*Set task*: Gather all lines from the material that contain "this".

*Given records*:
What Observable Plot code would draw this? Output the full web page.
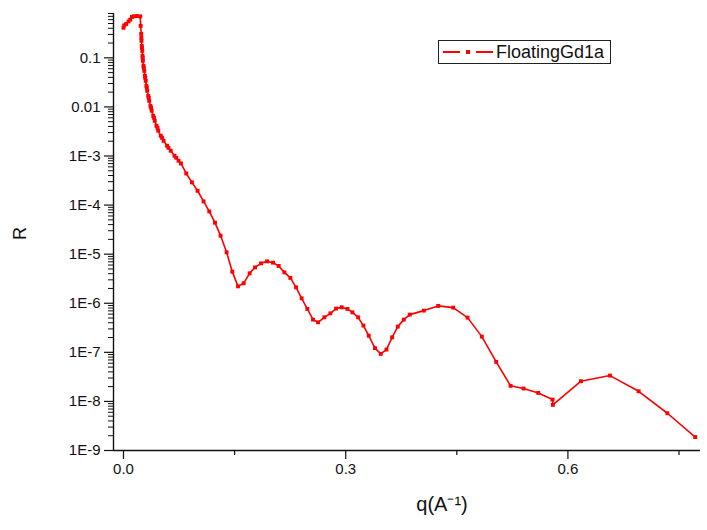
---
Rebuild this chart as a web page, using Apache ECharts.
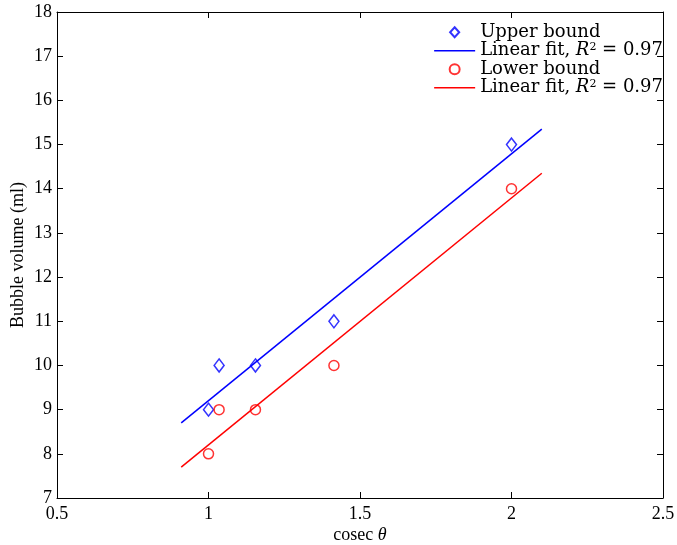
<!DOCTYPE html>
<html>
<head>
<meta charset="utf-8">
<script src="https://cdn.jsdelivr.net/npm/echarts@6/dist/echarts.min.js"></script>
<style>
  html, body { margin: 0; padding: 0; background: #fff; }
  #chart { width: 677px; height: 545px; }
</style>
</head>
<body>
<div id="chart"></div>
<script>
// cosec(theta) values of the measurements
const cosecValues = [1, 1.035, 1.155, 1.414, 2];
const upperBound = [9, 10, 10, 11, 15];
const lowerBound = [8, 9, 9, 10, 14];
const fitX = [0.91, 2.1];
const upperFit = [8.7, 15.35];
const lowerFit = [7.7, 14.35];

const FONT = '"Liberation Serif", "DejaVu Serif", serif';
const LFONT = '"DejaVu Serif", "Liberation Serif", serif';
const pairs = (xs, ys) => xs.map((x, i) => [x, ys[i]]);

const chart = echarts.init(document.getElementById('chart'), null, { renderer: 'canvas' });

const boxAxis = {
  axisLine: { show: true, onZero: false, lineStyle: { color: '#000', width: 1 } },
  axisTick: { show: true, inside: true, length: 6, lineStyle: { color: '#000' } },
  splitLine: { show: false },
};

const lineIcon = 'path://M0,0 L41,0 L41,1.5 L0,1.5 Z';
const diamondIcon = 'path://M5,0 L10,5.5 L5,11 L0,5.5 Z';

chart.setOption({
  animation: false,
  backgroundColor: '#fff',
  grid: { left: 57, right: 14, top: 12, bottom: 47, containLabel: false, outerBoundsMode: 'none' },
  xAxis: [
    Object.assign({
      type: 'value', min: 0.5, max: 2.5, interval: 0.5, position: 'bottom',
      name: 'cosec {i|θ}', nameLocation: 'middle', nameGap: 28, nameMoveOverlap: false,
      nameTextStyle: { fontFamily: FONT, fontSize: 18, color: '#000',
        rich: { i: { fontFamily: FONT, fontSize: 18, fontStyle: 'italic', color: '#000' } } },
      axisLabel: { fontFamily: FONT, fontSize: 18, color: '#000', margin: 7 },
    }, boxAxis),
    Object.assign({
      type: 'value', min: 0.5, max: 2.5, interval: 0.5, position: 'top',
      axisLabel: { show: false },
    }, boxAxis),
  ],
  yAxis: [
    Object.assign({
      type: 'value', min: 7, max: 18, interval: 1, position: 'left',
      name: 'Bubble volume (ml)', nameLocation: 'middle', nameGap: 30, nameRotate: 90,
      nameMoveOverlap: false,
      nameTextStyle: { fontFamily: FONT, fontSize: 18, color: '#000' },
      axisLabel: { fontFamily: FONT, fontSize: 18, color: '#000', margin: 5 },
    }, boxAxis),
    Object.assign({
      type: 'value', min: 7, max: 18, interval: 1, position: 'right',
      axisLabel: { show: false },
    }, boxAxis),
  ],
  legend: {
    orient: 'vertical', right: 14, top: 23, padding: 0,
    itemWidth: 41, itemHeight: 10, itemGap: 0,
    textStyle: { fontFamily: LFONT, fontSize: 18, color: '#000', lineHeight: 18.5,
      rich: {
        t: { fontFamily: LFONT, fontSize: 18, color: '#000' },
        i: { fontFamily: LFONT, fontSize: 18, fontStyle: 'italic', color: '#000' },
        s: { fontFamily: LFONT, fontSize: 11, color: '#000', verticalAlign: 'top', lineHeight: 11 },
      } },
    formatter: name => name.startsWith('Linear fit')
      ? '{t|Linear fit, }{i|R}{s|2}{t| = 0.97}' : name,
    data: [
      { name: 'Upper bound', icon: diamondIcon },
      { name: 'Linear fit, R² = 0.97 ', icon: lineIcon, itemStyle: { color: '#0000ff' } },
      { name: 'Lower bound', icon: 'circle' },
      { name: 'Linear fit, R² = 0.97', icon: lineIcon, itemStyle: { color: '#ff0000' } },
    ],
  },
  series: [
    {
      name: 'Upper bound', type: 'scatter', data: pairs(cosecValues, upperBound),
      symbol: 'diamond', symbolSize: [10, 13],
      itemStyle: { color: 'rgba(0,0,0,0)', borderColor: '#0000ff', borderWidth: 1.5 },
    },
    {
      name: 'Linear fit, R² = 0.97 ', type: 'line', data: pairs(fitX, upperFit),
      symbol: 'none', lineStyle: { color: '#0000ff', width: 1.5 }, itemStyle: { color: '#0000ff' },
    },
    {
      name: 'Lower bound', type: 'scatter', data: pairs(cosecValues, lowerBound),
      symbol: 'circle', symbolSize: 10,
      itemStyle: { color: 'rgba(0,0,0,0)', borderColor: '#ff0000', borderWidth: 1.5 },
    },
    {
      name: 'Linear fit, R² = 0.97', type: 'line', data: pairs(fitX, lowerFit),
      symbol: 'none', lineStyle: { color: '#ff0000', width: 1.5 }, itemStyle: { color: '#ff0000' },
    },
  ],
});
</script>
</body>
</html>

*Full response*:
What Observable Plot code would draw this? Output the full web page.
Rebuild this chart as a web page, using Apache ECharts.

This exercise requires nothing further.